Effectiveness of High-Dimensional Distance Metrics on Solar Flare Time Series
Elaina Rohlfing, Azim Ahmadzadeh, V Aparna
TL;DR
This study interrogates whether elastic, high-dimensional distance measures (DTW, MSM, TWE) offer advantages over the Euclidean baseline for clustering-based solar flare forecasting on the SWAN-SF multivariate time-series dataset. Using a $k$-medoids framework with careful initialization, cluster-to-label mapping, and extensive hyperparameter tuning, the authors show that elastic measures fail to surpass Euclidean distance, even after optimizing parameters such as warping windows and transformation costs. A detailed analysis reveals that test-set imbalance and the stochastic nature of pre-flare activity limit the discriminative power of FL (X/M) clusters, with NF clusters often dominating performance gains. The findings motivate developing non–point-matching high-dimensional distance measures for time-series, as Euclidean distance remains a robust baseline for this domain and current elastic metrics offer limited added value.
Abstract
Solar-flare forecasting has been extensively researched yet remains an open problem.

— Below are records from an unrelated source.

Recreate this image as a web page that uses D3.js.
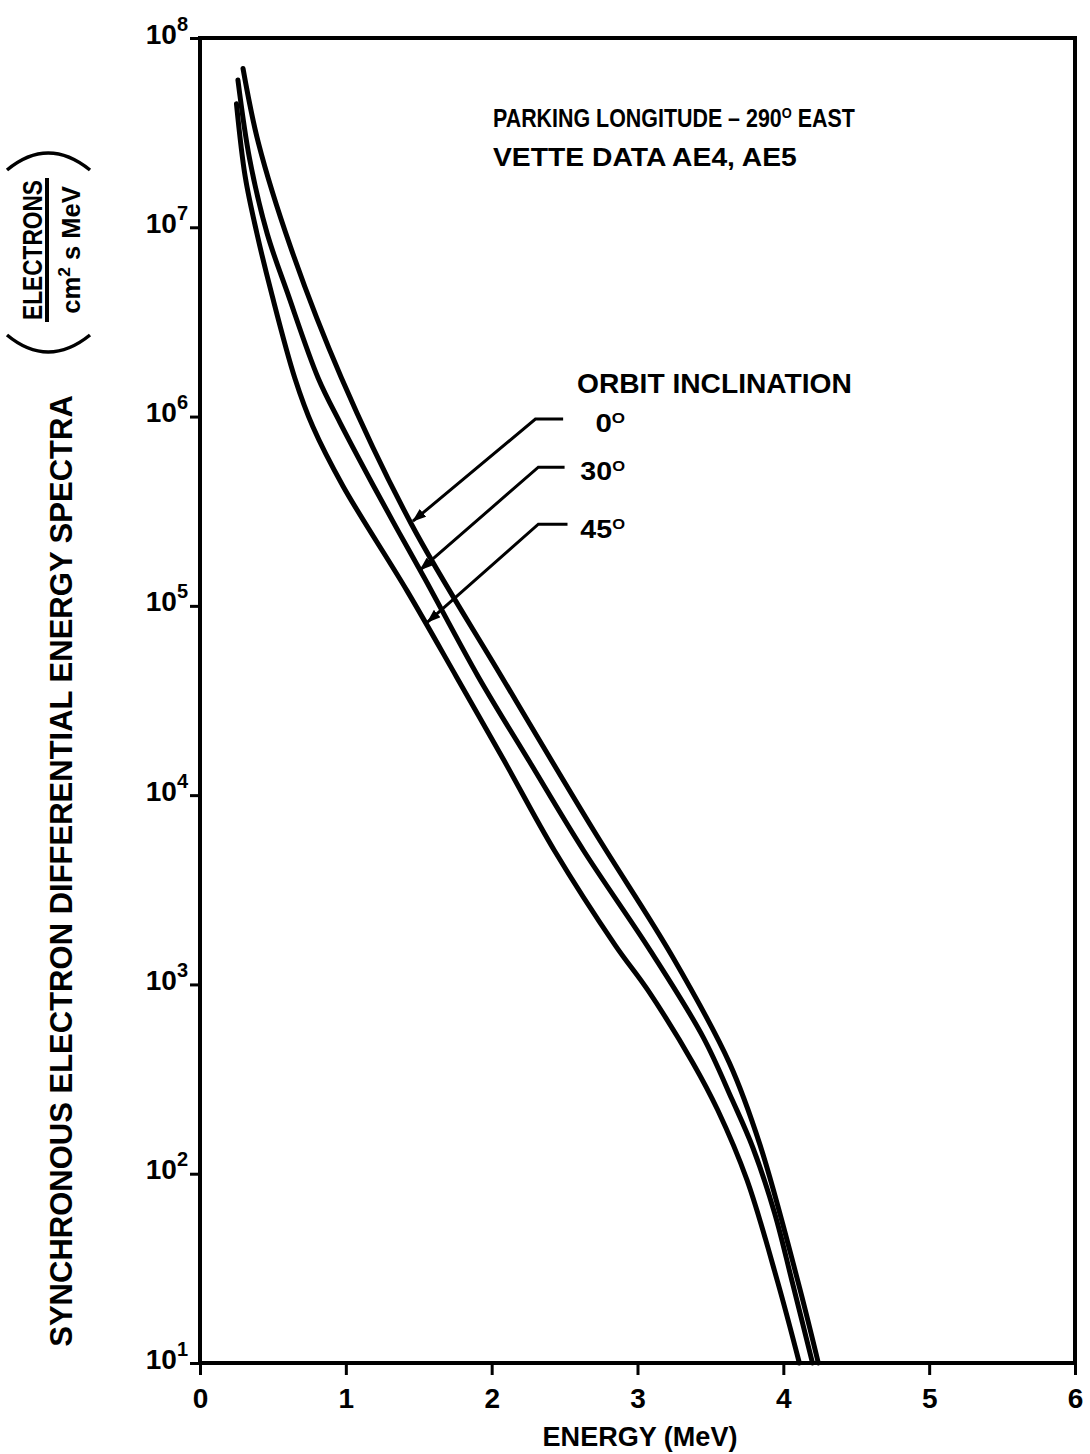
<!DOCTYPE html>
<html>
<head>
<meta charset="utf-8">
<script src="https://cdn.jsdelivr.net/npm/d3@7"></script>
<style>
  body { margin: 0; background: #fff; }
  text { font-family: "Liberation Sans", Arial, sans-serif; font-weight: bold; fill: #000; }
</style>
</head>
<body>
<div id="chart"></div>
<script>
// tick values
const xTicks = [0, 1, 2, 3, 4, 5, 6];
const yExponents = [1, 2, 3, 4, 5, 6, 7, 8];

// orbit inclination curves (energy MeV, flux)
const energy0 = [0.295, 0.40, 0.62, 0.97, 1.45, 2.07, 2.70, 3.24, 3.63, 3.84, 4.10, 4.24];
const flux0 = [6.9e7, 2.8e7, 7.9e6, 1.6e6, 2.7e5, 4.2e4, 6.5e3, 1.4e3, 385, 142, 27, 10];

const energy30 = [0.26, 0.34, 0.46, 0.60, 0.81, 0.96, 1.19, 1.37, 1.54, 1.91, 2.26, 2.63, 3.09, 3.45, 3.65, 3.79, 3.94, 4.06, 4.20];
const flux30 = [6.0e7, 2.3e7, 9.3e6, 4.5e6, 1.6e6, 9.3e5, 4.3e5, 2.4e5, 1.4e5, 4.2e4, 1.5e4, 5.1e3, 1.5e3, 527, 245, 138, 62, 27, 10];

const energy45 = [0.25, 0.31, 0.39, 0.49, 0.65, 0.775, 0.98, 1.42, 1.76, 2.09, 2.43, 2.85, 3.07, 3.38, 3.55, 3.75, 3.96, 4.11];
const flux45 = [4.5e7, 1.85e7, 9.3e6, 4.5e6, 1.6e6, 8.8e5, 4.3e5, 1.2e5, 4.2e4, 1.5e4, 5.1e3, 1.6e3, 935, 385, 217, 93, 27, 10];

// leader arrows (data units): tip on curve, elbow, end near label
const inclinations = ["0", "30", "45"];
const leaderTipE = [1.46, 1.51, 1.56];
const leaderTipFlux = [2.8e5, 1.55e5, 8.2e4];
const leaderElbowE = [2.30, 2.32, 2.32];
const leaderElbowFlux = [9.7e5, 5.4e5, 2.7e5];
const leaderEndE = [2.49, 2.50, 2.52];

const svg = d3.select("#chart")
  .append("svg")
  .attr("width", 1090)
  .attr("height", 1454);

const margin = { top: 38, right: 15, bottom: 91, left: 200 };
const width = 1090 - margin.left - margin.right;
const height = 1454 - margin.top - margin.bottom;

const x = d3.scaleLinear().domain([0, 6]).range([margin.left, margin.left + width]);
const y = d3.scaleLog().domain([10, 1e8]).range([margin.top + height, margin.top]);

// text squeezed horizontally to a target width (the original type is condensed)
function fitText(tx, ty, rot, targetW, anchor, size, build) {
  const g = svg.append("g");
  const t = g.append("text").attr("text-anchor", anchor).attr("font-size", size);
  build(t);
  const w = t.node().getBBox().width;
  g.attr("transform", `translate(${tx},${ty}) rotate(${rot}) scale(${targetW / w},1)`);
  return g;
}

// frame
svg.append("rect")
  .attr("x", margin.left).attr("y", margin.top)
  .attr("width", width).attr("height", height)
  .attr("fill", "none").attr("stroke", "#000").attr("stroke-width", 4);

// x axis
svg.append("g")
  .attr("transform", `translate(0,${y(10)})`)
  .call(d3.axisBottom(x).tickValues(xTicks).tickSize(12).tickFormat(d3.format("d")))
  .call(g => g.select(".domain").remove())
  .call(g => g.selectAll(".tick line").attr("stroke", "#000").attr("stroke-width", 3))
  .call(g => g.selectAll(".tick text").attr("y", 45).attr("dy", 0).attr("font-size", 28));

// y axis
svg.append("g")
  .attr("transform", `translate(${margin.left},0)`)
  .call(d3.axisLeft(y).tickValues(yExponents.map(e => Math.pow(10, e))).tickSize(10).tickFormat(() => ""))
  .call(g => g.select(".domain").remove())
  .call(g => g.selectAll(".tick line").attr("stroke", "#000").attr("stroke-width", 3))
  .call(g => g.selectAll(".tick text")
    .attr("x", -12).attr("y", 5).attr("dy", 0)
    .attr("text-anchor", "end").attr("font-size", 28)
    .text("10")
    .append("tspan").attr("dy", -13).attr("font-size", 20)
    .text(d => Math.round(Math.log10(d))));

// curves
const line = d3.line()
  .x(d => x(d[0]))
  .y(d => y(d[1]))
  .curve(d3.curveCatmullRom.alpha(0.5));

const series = [
  d3.zip(energy0, flux0),
  d3.zip(energy30, flux30),
  d3.zip(energy45, flux45)
];

svg.append("g")
  .selectAll("path")
  .data(series)
  .enter()
  .append("path")
  .attr("d", line)
  .attr("fill", "none")
  .attr("stroke", "#000")
  .attr("stroke-width", 5)
  .attr("stroke-linecap", "round");

// arrowhead
svg.append("defs").append("marker")
  .attr("id", "arrow")
  .attr("markerUnits", "userSpaceOnUse")
  .attr("viewBox", "0 0 14 10")
  .attr("refX", 13).attr("refY", 5)
  .attr("markerWidth", 14).attr("markerHeight", 10)
  .attr("orient", "auto")
  .append("path")
  .attr("d", "M0,0 L14,5 L0,10 Z")
  .attr("fill", "#000");

svg.append("g")
  .selectAll("path")
  .data(inclinations)
  .enter()
  .append("path")
  .attr("d", (d, i) => d3.line()([
    [x(leaderEndE[i]), y(leaderElbowFlux[i])],
    [x(leaderElbowE[i]), y(leaderElbowFlux[i])],
    [x(leaderTipE[i]), y(leaderTipFlux[i])]
  ]))
  .attr("fill", "none")
  .attr("stroke", "#000")
  .attr("stroke-width", 3)
  .attr("marker-end", "url(#arrow)");

// inclination labels
const labelBase = [432, 480, 538];
const labelW = [30, 45, 45];
inclinations.forEach((d, i) => {
  fitText(625, labelBase[i], 0, labelW[i], "end", 26, t => {
    t.text(d);
    t.append("tspan").attr("dy", -9).attr("font-size", 15).text("O");
  });
});

fitText(577, 393, 0, 275, "start", 27, t => t.text("ORBIT INCLINATION"));

// header text
fitText(493, 127, 0, 362, "start", 25, t => {
  t.text("PARKING LONGITUDE \u2013 290");
  t.append("tspan").attr("dy", -9).attr("font-size", 15).text("O");
  t.append("tspan").attr("dy", 9).text(" EAST");
});
fitText(493, 166, 0, 304, "start", 25, t => t.text("VETTE DATA AE4, AE5"));

// x axis title
fitText(640, 1446, 0, 195, "middle", 28, t => t.text("ENERGY (MeV)"));

// y axis title with units fraction
fitText(72, 871, -90, 952, "middle", 32, t => t.text("SYNCHRONOUS ELECTRON DIFFERENTIAL ENERGY SPECTRA"));
fitText(42, 250, -90, 140, "middle", 27, t => t.text("ELECTRONS"));
fitText(80, 250, -90, 128, "middle", 25, t => {
  t.text("cm");
  t.append("tspan").attr("dy", -10).attr("font-size", 17).text("2");
  t.append("tspan").attr("dy", 10).text(" s MeV");
});
svg.append("line")
  .attr("x1", 47).attr("x2", 47).attr("y1", 178).attr("y2", 322)
  .attr("stroke", "#000").attr("stroke-width", 4);
svg.append("path")
  .attr("d", "M7,170 Q48,136 90,170")
  .attr("fill", "none").attr("stroke", "#000").attr("stroke-width", 3.5);
svg.append("path")
  .attr("d", "M7,335 Q48,369 90,335")
  .attr("fill", "none").attr("stroke", "#000").attr("stroke-width", 3.5);
</script>
</body>
</html>
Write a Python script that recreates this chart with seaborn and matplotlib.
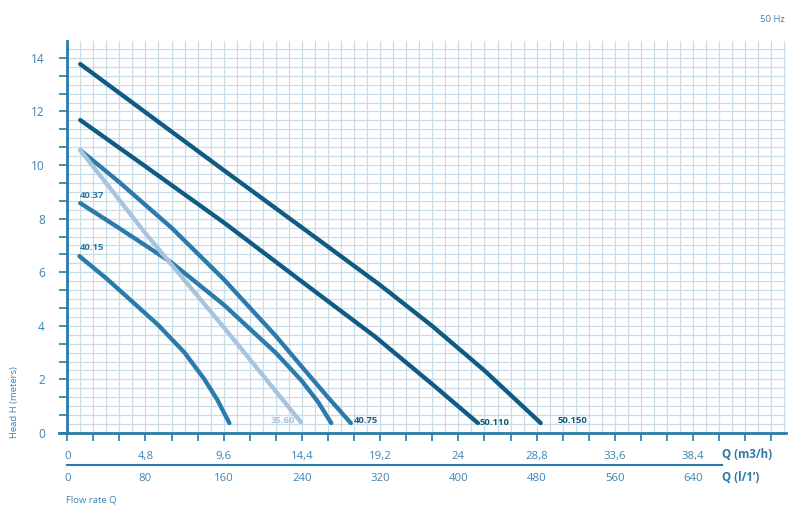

In this paper, we investigate the contributions of elastic distance measures for detecting patterns in the solar-flare dataset, SWAN-SF. We employ a simple $k$-medoids clustering algorithm to evaluate the effectiveness of advanced, high-dimensional distance metrics. Our results show that, despite thorough optimization, none of the elastic distances outperform Euclidean distance by a significant margin. We demonstrate that, although elastic measures have shown promise for univariate time series, when applied to the multivariate time series of SWAN-SF, characterized by the high stochasticity of solar activity, they effectively collapse to Euclidean distance. We conduct thousands of experiments and present both quantitative and qualitative evidence supporting this finding.